Material provided
§
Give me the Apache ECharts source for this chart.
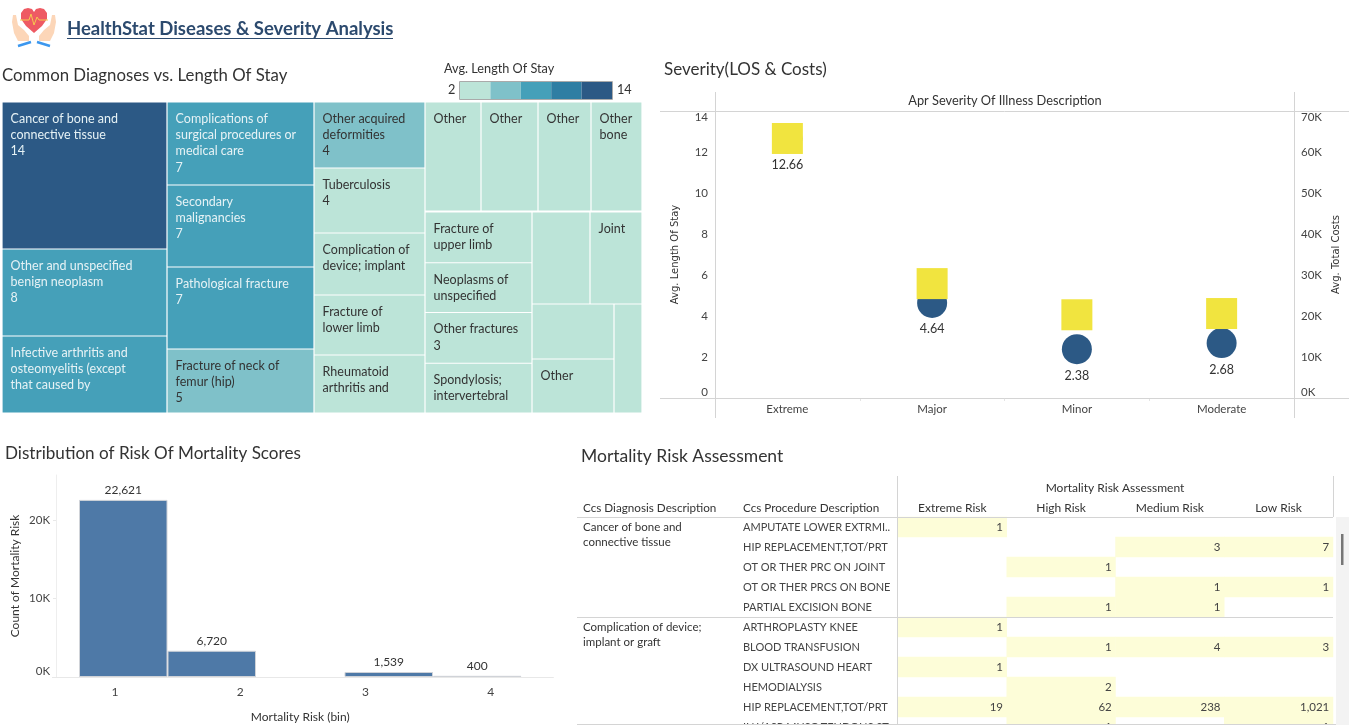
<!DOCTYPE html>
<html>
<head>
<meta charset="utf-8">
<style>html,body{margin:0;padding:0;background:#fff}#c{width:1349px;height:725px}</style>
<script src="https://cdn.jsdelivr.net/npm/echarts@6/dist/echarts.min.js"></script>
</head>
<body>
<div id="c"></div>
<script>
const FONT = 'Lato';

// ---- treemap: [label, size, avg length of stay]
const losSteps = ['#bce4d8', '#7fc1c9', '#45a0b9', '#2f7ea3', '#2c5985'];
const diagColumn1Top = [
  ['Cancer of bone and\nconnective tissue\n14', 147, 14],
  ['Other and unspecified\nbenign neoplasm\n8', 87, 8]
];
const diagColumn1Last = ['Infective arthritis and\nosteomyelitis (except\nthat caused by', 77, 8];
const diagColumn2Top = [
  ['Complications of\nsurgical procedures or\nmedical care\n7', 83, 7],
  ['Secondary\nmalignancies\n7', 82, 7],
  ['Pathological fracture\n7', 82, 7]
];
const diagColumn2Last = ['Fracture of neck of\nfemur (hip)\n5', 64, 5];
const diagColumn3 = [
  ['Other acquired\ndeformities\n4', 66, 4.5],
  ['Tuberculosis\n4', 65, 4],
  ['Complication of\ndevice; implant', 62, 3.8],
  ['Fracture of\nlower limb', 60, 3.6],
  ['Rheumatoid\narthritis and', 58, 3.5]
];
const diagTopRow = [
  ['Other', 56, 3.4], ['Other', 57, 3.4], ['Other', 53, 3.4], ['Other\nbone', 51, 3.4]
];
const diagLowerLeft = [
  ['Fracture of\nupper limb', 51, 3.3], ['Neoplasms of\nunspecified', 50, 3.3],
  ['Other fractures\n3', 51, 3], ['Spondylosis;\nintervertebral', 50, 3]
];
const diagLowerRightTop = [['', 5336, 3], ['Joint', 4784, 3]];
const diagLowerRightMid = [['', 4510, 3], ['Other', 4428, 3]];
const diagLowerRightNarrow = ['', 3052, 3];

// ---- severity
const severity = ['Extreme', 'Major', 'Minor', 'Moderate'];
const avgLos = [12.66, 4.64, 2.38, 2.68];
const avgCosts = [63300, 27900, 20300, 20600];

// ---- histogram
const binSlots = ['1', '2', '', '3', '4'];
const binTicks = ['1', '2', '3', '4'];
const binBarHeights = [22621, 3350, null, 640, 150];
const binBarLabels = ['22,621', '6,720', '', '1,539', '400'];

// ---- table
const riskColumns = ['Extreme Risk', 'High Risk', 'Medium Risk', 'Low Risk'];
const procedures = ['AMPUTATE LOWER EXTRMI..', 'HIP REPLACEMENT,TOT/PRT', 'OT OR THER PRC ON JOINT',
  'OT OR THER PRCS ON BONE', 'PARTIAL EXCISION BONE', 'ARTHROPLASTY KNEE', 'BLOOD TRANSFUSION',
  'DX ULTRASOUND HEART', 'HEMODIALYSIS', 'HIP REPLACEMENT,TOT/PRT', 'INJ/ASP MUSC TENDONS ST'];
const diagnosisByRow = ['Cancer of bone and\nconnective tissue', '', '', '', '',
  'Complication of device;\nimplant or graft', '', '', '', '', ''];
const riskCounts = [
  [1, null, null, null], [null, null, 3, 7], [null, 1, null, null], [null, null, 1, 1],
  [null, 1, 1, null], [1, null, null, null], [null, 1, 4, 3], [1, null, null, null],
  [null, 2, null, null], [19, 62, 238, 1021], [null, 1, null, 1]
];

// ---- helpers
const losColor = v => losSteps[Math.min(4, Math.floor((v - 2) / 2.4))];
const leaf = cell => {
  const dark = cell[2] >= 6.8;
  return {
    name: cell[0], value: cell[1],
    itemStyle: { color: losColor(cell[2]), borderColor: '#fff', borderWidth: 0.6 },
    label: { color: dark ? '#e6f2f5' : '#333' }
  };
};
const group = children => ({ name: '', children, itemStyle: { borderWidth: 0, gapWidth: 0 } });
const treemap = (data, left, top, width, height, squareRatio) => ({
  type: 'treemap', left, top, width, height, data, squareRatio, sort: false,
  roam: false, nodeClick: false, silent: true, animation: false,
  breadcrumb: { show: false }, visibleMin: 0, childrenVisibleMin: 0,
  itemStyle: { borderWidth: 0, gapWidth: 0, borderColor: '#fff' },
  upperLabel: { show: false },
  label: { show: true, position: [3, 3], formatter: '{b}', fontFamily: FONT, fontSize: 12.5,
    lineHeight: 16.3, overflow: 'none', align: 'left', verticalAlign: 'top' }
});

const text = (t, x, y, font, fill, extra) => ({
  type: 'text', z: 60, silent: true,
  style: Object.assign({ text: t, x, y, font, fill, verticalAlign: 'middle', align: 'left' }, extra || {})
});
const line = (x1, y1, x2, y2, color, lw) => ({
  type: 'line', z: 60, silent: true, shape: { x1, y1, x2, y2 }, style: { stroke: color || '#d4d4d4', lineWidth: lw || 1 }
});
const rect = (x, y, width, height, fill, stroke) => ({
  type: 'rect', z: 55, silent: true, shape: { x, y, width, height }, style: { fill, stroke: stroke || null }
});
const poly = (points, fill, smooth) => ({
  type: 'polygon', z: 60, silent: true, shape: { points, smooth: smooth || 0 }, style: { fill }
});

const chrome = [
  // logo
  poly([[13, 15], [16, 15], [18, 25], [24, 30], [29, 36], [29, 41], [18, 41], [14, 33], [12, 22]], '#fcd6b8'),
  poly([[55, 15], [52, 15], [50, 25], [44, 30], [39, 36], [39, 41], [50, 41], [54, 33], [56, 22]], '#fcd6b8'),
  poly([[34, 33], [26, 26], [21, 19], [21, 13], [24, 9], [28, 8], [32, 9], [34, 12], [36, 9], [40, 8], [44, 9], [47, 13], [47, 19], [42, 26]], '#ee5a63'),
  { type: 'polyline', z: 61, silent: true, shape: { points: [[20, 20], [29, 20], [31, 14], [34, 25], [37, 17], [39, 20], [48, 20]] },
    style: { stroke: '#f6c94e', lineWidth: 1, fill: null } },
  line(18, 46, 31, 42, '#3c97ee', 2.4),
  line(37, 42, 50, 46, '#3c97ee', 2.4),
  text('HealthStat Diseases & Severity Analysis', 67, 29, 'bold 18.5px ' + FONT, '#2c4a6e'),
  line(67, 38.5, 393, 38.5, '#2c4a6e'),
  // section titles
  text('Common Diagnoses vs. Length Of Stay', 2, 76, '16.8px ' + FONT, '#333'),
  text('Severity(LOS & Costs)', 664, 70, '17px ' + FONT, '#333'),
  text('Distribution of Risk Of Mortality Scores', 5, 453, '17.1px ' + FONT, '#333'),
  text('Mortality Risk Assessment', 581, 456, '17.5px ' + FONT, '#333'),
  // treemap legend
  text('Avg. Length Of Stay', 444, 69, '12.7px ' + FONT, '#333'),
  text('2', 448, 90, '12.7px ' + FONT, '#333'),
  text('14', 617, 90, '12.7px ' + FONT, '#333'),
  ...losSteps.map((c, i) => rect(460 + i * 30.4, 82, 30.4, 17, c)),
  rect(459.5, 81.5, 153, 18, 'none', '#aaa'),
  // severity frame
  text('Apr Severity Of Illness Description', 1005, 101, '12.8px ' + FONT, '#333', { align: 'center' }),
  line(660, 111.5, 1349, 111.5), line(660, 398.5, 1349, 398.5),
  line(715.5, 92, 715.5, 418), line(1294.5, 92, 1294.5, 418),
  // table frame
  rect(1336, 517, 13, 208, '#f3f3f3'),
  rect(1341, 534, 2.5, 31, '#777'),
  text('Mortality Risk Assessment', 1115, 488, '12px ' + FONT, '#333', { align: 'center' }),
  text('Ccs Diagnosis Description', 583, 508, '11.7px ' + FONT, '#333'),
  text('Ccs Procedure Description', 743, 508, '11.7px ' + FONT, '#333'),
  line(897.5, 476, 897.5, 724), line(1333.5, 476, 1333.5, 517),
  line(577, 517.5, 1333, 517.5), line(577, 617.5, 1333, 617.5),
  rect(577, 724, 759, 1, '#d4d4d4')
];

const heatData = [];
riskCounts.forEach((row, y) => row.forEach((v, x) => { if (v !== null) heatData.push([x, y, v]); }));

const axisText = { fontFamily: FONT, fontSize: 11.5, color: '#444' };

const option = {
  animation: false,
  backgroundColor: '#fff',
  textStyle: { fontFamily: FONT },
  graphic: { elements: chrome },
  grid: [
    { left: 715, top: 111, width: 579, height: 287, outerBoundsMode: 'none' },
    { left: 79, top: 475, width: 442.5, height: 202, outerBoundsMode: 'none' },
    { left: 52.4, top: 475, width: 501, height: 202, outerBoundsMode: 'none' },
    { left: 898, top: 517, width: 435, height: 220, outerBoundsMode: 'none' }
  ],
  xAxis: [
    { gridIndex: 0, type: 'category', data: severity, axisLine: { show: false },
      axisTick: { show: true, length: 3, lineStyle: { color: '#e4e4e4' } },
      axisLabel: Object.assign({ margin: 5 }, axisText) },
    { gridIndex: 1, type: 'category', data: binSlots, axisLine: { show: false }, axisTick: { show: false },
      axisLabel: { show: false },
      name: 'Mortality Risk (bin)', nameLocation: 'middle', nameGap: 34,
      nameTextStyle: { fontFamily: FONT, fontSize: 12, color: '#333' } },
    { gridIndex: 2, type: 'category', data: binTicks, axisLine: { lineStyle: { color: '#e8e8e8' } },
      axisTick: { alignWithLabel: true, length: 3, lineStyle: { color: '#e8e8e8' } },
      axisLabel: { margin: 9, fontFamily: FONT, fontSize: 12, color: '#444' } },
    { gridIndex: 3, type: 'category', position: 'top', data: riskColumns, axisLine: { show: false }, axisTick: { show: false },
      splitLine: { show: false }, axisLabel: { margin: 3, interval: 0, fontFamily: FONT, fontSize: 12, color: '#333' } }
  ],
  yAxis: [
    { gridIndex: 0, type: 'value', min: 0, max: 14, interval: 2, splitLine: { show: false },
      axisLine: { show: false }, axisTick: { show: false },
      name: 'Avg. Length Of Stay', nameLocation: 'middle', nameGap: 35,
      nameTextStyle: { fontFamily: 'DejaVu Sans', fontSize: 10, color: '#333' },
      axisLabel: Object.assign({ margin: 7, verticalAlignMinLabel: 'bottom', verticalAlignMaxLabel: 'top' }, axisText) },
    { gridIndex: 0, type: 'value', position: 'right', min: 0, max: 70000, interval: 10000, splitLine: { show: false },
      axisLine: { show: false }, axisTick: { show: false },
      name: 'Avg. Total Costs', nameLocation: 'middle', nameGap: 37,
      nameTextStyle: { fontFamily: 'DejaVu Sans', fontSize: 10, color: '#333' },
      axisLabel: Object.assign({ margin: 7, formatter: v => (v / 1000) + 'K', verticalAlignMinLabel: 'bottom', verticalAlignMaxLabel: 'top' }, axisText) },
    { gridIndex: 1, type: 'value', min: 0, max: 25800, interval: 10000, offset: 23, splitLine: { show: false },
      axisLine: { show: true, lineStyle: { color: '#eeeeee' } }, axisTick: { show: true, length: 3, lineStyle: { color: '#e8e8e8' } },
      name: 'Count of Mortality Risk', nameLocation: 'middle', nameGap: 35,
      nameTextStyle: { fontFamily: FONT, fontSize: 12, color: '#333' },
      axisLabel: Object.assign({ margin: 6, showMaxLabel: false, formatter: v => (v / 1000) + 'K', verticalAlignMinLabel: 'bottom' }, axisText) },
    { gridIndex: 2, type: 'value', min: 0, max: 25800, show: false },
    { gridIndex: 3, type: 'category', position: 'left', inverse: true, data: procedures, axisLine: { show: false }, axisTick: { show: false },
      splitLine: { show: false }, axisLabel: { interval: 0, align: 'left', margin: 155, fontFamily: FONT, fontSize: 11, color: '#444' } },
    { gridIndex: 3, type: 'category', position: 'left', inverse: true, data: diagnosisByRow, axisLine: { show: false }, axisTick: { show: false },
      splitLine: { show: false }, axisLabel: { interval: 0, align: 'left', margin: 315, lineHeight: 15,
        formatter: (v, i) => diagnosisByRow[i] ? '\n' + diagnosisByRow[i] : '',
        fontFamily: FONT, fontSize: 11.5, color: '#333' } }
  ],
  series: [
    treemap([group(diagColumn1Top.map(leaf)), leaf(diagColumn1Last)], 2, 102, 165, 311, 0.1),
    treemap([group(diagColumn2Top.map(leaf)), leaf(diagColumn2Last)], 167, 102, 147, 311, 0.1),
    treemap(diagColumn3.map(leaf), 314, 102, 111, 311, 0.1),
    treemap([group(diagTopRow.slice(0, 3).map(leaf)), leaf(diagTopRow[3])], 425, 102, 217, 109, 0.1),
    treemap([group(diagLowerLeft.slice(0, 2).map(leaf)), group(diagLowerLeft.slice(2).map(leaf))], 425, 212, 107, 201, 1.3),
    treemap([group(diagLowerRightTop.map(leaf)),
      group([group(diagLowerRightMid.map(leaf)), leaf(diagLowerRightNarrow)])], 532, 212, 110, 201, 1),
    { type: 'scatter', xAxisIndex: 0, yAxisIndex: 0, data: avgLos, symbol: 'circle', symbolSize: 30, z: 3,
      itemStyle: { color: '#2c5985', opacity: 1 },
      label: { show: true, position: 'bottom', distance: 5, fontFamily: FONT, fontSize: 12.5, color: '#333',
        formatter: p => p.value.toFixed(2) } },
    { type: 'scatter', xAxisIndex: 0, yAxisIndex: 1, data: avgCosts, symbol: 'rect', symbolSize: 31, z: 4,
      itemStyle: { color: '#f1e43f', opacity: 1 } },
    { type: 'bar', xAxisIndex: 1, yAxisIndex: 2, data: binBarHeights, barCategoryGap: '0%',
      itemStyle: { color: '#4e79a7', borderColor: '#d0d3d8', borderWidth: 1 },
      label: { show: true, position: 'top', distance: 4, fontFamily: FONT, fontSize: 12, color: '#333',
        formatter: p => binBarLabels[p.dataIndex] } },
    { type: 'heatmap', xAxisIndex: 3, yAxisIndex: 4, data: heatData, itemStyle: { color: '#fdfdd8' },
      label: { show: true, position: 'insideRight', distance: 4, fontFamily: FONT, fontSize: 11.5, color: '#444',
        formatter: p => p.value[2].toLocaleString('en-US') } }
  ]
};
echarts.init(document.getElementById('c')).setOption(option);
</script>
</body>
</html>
§
Goal of the exercise
Copy nothing but the lines from the top of the material through the line holding "const FONT = 'Lato';", exactly as written; omit pictures.

Reply
Give me the Apache ECharts source for this chart.
<!DOCTYPE html>
<html>
<head>
<meta charset="utf-8">
<style>html,body{margin:0;padding:0;background:#fff}#c{width:1349px;height:725px}</style>
<script src="https://cdn.jsdelivr.net/npm/echarts@6/dist/echarts.min.js"></script>
</head>
<body>
<div id="c"></div>
<script>
const FONT = 'Lato';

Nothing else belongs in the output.